A power plant turned office by ARCHITECTUREFIRM makes room for creative growth

Industrial Feeling

On the banks of Richmond, Virginia’s James River you’ll find the ghost of an old Lucky Strike Tobacco power plant. The 20,000-square-foot brick complex is now occupied by multimedia creative company Arts & Letters Creative Co. following an extensive renovation by Brooklyn- and Richmond-based ARCHITECTUREFIRM (AF). After a four-year-long search for the right location to expand the growing business, Arts & Letters decided upon the dilapidated warehouse for its shared characteristics with the company’s very first office. “The space seemed to have enough of what we needed but was also a blank canvas upon which to build something new,” Arts & Letters founder and creative director Charles Hodges told AN Interior. “I think working within an existing reality to find a way to create something that hasn’t existed is kind of what we do, so it worked on many levels, practically and conceptually.”

(James Ewing/JBSA)

AF stitched together two of the plant’s buildings while conserving most of the existing walls, windows, skylights, tile, and concrete slabs. Many of these original 1930s elements had been marred by a series of prior renovations. As AF partner Adam Ruffin described, “we scrapped everything from the past several decades and cleaned the building up to its core before beginning our work. While adding additional framing to the underside of the concrete slab, we rebuilt all stairs and reconnected all spaces that had been subdivided over time.” By strategically inserting clean, white volumes, the design negotiates a 15 foot step down in ceiling height from the east to the west side of the warehouse.

(Kate Thompson)

(Kate Thompson)

To complement the rugged mortar shell, AF employed a neutral color palette across these pockets of the new office space. This effort involved painting the exposed steel beams black, selecting soft grays for furniture and cabinetry, and peppering in light pine accents. “We wanted to celebrate the glazed tile walls, the exposed steel, and the rough exposed concrete with work that was very clearly new and mostly disconnected to the shell.
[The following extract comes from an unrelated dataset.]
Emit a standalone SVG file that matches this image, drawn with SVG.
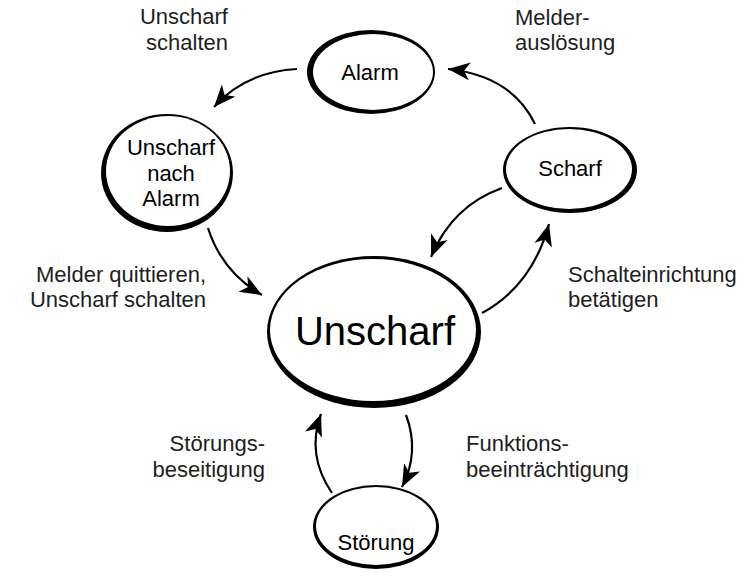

The clean white volumes with very few details and simple materiality work in contrast to the roughness and detail, both intended and accrued over time, of the existing building,” Ruffin described.

(James Ewing/JBSA)

These inserted white volumes are located on the second floor and offer various private and public spaces for the Arts & Letters community. “There is a tension in creative work that most anyone in a creative business knows and it’s this desire to work together while also finding time to work alone,” Hodges remarked on the importance of versatility for his employees. “This oscillating rhythm of teamwork and solitude is something that plays out in the language of our space, both for the individual—there are many spaces dedicated for individual focus and coming together—and the collective—the place transforms when we have an onsite event for the entire company or host a client for the day.”

Hodges went onto explain his favorite part about working in the space: “It’s the things that AF didn’t include that I think make all the difference.” He continued by providing further explanation, “the world is full of noise, so having a design partner that can think through something so thoroughly to know what not to include is a true gift. AF knew just how to do that, how to build a place that can allow for life to be heard and felt.”